Code that draws figures:
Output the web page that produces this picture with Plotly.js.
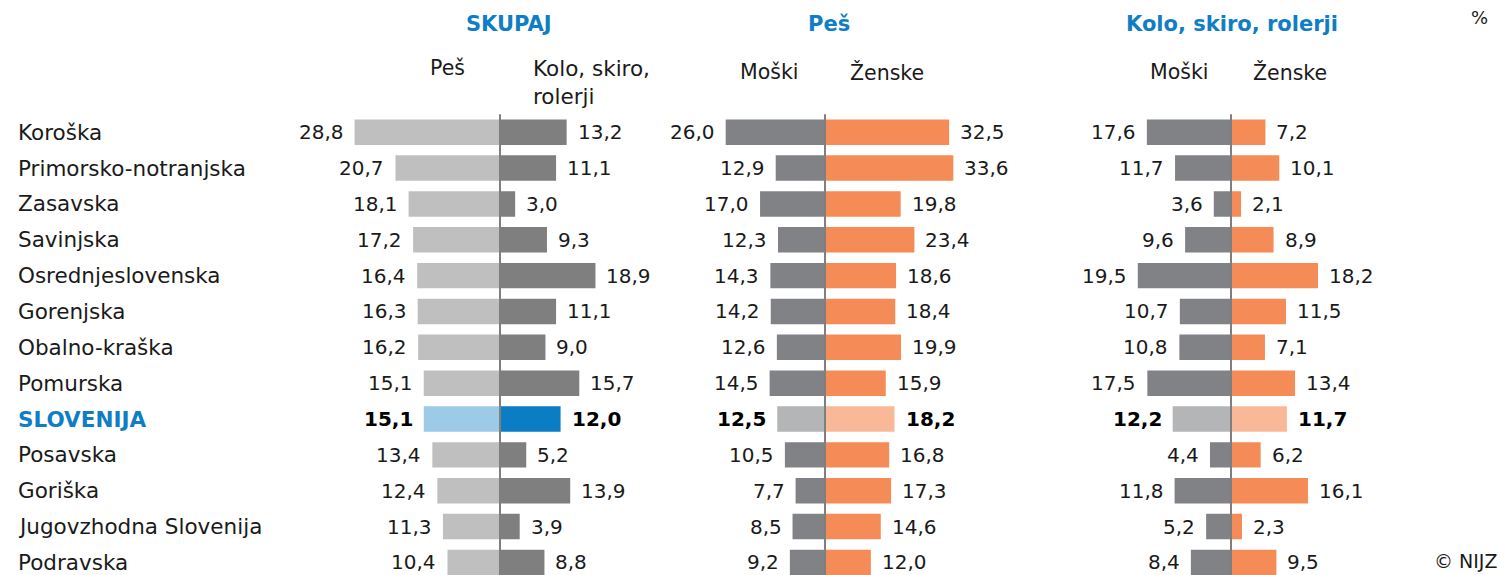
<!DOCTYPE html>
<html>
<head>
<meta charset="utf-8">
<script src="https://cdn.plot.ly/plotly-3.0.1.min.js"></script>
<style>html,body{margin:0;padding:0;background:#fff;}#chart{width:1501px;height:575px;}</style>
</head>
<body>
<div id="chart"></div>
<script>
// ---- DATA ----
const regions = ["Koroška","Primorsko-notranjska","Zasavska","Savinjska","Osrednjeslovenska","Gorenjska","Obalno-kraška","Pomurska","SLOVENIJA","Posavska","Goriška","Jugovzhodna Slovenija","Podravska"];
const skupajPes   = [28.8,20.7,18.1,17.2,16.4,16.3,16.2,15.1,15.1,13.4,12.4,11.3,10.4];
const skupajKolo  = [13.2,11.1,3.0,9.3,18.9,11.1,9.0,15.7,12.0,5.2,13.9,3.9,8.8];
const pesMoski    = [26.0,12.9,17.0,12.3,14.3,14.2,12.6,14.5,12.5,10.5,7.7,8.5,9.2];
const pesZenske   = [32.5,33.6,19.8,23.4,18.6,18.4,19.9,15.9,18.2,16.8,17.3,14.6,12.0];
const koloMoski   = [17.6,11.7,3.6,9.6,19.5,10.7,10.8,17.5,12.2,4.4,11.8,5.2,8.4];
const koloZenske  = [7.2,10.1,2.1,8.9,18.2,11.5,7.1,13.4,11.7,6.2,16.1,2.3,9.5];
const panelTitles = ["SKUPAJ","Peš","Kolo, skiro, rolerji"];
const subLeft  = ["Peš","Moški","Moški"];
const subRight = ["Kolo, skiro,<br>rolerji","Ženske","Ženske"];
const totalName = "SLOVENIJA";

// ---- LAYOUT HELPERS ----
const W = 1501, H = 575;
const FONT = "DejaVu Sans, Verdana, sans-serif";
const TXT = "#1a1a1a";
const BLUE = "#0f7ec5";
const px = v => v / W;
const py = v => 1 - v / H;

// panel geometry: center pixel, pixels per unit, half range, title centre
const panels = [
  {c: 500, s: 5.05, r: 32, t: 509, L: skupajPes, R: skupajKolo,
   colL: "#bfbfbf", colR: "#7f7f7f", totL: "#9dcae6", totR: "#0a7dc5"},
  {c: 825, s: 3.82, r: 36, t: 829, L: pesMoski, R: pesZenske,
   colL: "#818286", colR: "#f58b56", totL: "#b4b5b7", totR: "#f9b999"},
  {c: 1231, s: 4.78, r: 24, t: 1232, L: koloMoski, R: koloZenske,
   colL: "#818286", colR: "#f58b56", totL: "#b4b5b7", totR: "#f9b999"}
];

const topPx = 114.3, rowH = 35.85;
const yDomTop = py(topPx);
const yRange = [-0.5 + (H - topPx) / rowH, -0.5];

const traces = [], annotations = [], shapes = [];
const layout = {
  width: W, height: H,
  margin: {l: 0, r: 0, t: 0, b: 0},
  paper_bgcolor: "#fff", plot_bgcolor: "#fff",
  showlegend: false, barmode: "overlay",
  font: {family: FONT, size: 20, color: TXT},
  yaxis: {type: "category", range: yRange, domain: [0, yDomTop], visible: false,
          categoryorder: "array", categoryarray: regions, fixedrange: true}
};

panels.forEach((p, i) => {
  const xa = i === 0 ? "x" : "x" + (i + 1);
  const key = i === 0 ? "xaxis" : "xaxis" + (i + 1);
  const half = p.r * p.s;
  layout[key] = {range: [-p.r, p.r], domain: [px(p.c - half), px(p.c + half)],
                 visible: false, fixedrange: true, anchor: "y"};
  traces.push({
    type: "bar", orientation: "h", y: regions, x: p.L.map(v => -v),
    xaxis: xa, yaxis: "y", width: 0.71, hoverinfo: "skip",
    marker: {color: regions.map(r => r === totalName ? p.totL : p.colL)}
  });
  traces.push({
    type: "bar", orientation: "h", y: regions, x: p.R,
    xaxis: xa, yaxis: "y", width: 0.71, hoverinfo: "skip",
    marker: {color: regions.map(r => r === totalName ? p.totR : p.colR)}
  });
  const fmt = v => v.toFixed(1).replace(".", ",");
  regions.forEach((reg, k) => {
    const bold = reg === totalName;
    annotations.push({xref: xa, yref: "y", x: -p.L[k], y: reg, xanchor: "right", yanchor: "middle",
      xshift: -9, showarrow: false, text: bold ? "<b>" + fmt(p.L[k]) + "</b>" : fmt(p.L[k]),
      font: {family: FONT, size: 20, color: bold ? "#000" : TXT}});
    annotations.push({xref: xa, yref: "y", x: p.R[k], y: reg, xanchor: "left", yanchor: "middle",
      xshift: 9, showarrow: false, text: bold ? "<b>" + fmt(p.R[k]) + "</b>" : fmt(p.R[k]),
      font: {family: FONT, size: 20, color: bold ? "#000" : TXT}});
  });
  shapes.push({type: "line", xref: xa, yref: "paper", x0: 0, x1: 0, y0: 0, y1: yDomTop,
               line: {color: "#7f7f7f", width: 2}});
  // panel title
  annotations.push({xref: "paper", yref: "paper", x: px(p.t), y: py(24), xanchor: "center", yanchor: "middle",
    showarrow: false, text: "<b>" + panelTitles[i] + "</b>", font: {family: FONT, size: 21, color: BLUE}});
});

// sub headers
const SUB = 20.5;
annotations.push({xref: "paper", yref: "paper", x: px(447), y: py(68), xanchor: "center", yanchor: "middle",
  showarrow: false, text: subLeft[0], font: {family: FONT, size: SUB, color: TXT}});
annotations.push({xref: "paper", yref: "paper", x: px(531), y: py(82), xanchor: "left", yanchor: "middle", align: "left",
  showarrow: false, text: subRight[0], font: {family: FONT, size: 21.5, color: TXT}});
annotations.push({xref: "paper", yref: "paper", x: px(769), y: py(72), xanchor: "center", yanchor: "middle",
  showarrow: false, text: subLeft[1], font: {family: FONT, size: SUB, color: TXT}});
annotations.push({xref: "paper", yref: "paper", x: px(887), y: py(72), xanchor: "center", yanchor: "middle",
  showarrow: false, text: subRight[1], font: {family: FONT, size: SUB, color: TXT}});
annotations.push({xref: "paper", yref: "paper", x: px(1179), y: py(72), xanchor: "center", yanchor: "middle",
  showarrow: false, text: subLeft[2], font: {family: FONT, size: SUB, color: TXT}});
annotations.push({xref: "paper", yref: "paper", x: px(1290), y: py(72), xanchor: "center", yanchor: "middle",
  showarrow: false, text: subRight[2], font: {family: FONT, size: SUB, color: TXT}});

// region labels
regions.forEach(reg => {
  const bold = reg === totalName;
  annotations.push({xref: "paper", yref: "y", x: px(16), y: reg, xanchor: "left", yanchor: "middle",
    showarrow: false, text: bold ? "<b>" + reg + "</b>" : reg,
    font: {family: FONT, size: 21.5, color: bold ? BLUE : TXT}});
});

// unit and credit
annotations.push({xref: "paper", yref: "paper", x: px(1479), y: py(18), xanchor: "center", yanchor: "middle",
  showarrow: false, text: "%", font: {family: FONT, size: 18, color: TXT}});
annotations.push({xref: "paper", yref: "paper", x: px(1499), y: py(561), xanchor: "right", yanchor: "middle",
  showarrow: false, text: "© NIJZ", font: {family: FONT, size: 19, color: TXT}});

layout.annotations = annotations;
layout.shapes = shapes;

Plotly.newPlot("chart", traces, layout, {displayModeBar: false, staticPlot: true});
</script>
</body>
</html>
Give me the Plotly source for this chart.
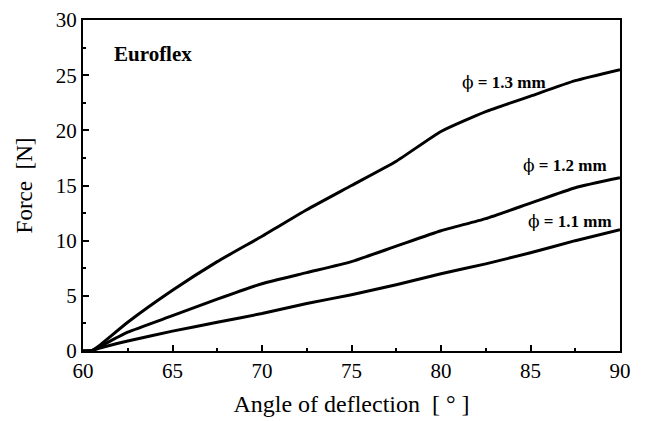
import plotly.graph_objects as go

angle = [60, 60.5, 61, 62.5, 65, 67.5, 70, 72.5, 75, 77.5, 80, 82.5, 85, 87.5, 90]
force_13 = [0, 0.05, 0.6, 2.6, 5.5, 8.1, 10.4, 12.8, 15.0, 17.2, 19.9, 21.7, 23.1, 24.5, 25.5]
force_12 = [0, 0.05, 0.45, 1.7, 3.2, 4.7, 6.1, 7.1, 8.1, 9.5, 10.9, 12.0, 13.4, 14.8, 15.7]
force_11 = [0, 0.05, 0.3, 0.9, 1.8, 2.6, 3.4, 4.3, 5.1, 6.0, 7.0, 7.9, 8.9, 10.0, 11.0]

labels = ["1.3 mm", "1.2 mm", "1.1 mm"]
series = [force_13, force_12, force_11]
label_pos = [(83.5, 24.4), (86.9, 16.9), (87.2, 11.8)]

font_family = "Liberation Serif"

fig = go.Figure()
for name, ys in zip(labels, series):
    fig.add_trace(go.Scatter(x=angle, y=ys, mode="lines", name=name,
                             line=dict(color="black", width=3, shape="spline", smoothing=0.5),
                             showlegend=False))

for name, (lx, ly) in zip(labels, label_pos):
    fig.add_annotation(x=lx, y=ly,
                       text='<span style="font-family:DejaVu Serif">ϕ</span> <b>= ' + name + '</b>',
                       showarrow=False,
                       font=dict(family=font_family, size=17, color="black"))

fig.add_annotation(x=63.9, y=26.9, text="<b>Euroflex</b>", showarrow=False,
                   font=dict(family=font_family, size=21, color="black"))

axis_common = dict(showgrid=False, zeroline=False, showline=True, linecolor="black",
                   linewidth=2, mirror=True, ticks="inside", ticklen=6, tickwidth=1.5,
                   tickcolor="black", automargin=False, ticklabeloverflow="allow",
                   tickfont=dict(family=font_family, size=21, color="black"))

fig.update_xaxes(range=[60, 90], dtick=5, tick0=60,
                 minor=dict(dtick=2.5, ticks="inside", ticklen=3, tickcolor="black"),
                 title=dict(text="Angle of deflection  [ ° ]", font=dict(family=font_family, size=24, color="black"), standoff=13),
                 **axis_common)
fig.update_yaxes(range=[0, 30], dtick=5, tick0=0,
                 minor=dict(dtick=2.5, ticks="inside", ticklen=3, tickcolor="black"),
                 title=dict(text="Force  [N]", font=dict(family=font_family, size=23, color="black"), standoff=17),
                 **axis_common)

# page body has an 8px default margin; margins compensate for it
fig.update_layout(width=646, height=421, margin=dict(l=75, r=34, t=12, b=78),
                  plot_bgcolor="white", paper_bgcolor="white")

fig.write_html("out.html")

*Problem requirements*. Set down the records above word for word, from the first line through the line containing "const py = v => 1 - v / H;", both included; leave out the pictures.

*Right answer*.
Output the web page that produces this picture with Plotly.js.
<!DOCTYPE html>
<html>
<head>
<meta charset="utf-8">
<script src="https://cdn.plot.ly/plotly-3.0.1.min.js"></script>
<style>html,body{margin:0;padding:0;background:#fff;}#chart{width:1501px;height:575px;}</style>
</head>
<body>
<div id="chart"></div>
<script>
// ---- DATA ----
const regions = ["Koroška","Primorsko-notranjska","Zasavska","Savinjska","Osrednjeslovenska","Gorenjska","Obalno-kraška","Pomurska","SLOVENIJA","Posavska","Goriška","Jugovzhodna Slovenija","Podravska"];
const skupajPes   = [28.8,20.7,18.1,17.2,16.4,16.3,16.2,15.1,15.1,13.4,12.4,11.3,10.4];
const skupajKolo  = [13.2,11.1,3.0,9.3,18.9,11.1,9.0,15.7,12.0,5.2,13.9,3.9,8.8];
const pesMoski    = [26.0,12.9,17.0,12.3,14.3,14.2,12.6,14.5,12.5,10.5,7.7,8.5,9.2];
const pesZenske   = [32.5,33.6,19.8,23.4,18.6,18.4,19.9,15.9,18.2,16.8,17.3,14.6,12.0];
const koloMoski   = [17.6,11.7,3.6,9.6,19.5,10.7,10.8,17.5,12.2,4.4,11.8,5.2,8.4];
const koloZenske  = [7.2,10.1,2.1,8.9,18.2,11.5,7.1,13.4,11.7,6.2,16.1,2.3,9.5];
const panelTitles = ["SKUPAJ","Peš","Kolo, skiro, rolerji"];
const subLeft  = ["Peš","Moški","Moški"];
const subRight = ["Kolo, skiro,<br>rolerji","Ženske","Ženske"];
const totalName = "SLOVENIJA";

// ---- LAYOUT HELPERS ----
const W = 1501, H = 575;
const FONT = "DejaVu Sans, Verdana, sans-serif";
const TXT = "#1a1a1a";
const BLUE = "#0f7ec5";
const px = v => v / W;
const py = v => 1 - v / H;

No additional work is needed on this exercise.